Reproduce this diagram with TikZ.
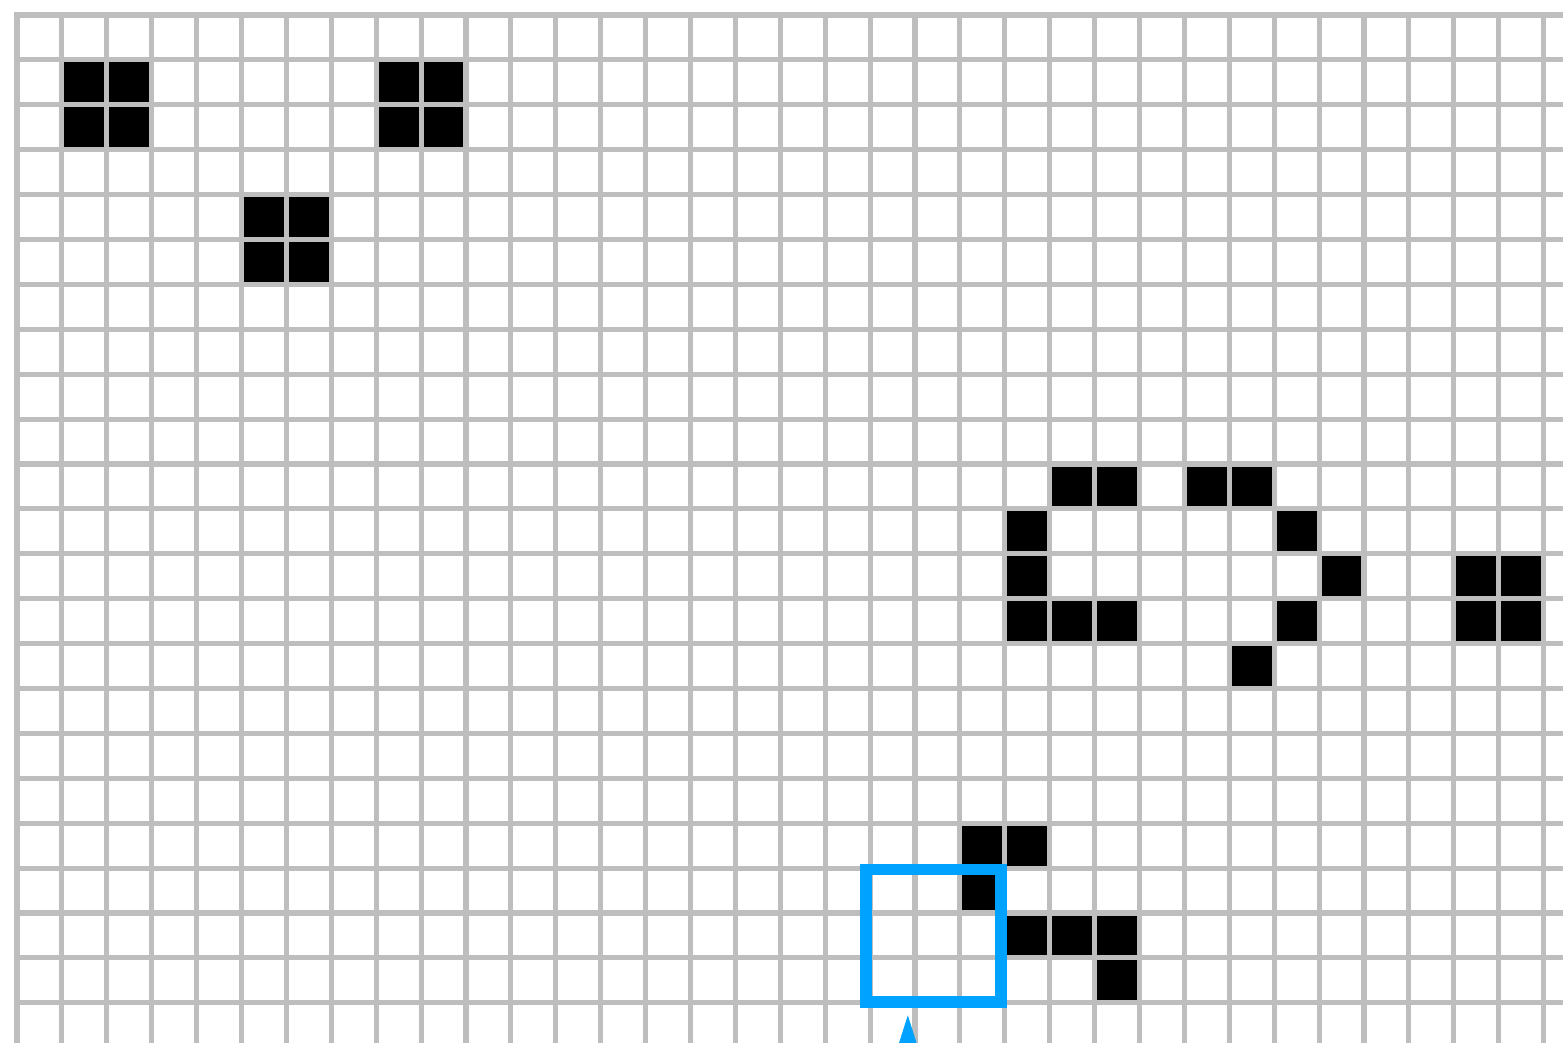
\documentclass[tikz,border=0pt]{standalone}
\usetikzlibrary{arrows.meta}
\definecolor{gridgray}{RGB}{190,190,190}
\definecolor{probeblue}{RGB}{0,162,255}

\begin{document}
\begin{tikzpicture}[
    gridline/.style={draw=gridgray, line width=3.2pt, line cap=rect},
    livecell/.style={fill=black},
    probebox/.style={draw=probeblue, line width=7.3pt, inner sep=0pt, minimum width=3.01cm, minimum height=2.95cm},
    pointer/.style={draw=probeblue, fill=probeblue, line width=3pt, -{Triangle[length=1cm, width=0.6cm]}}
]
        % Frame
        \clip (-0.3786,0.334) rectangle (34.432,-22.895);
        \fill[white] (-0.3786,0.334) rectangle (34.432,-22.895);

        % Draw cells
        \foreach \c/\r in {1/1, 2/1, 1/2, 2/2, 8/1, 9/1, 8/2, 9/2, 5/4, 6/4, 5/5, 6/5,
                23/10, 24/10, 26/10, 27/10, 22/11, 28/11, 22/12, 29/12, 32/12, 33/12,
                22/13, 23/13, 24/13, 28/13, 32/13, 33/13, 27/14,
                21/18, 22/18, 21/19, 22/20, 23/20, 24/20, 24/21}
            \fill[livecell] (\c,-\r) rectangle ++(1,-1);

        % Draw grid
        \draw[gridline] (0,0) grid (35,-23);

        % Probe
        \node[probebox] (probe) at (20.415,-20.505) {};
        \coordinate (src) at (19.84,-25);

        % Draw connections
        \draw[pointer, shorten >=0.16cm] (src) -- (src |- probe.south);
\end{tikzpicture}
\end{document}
:::
_DIRECTIVE_. Copy out all of the material exactly as written, without its pictures.

_RESULT BELOW_.
Reproduce this diagram with TikZ.
\documentclass[tikz,border=0pt]{standalone}
\usetikzlibrary{arrows.meta}
\definecolor{gridgray}{RGB}{190,190,190}
\definecolor{probeblue}{RGB}{0,162,255}

\begin{document}
\begin{tikzpicture}[
    gridline/.style={draw=gridgray, line width=3.2pt, line cap=rect},
    livecell/.style={fill=black},
    probebox/.style={draw=probeblue, line width=7.3pt, inner sep=0pt, minimum width=3.01cm, minimum height=2.95cm},
    pointer/.style={draw=probeblue, fill=probeblue, line width=3pt, -{Triangle[length=1cm, width=0.6cm]}}
]
        % Frame
        \clip (-0.3786,0.334) rectangle (34.432,-22.895);
        \fill[white] (-0.3786,0.334) rectangle (34.432,-22.895);

        % Draw cells
        \foreach \c/\r in {1/1, 2/1, 1/2, 2/2, 8/1, 9/1, 8/2, 9/2, 5/4, 6/4, 5/5, 6/5,
                23/10, 24/10, 26/10, 27/10, 22/11, 28/11, 22/12, 29/12, 32/12, 33/12,
                22/13, 23/13, 24/13, 28/13, 32/13, 33/13, 27/14,
                21/18, 22/18, 21/19, 22/20, 23/20, 24/20, 24/21}
            \fill[livecell] (\c,-\r) rectangle ++(1,-1);

        % Draw grid
        \draw[gridline] (0,0) grid (35,-23);

        % Probe
        \node[probebox] (probe) at (20.415,-20.505) {};
        \coordinate (src) at (19.84,-25);

        % Draw connections
        \draw[pointer, shorten >=0.16cm] (src) -- (src |- probe.south);
\end{tikzpicture}
\end{document}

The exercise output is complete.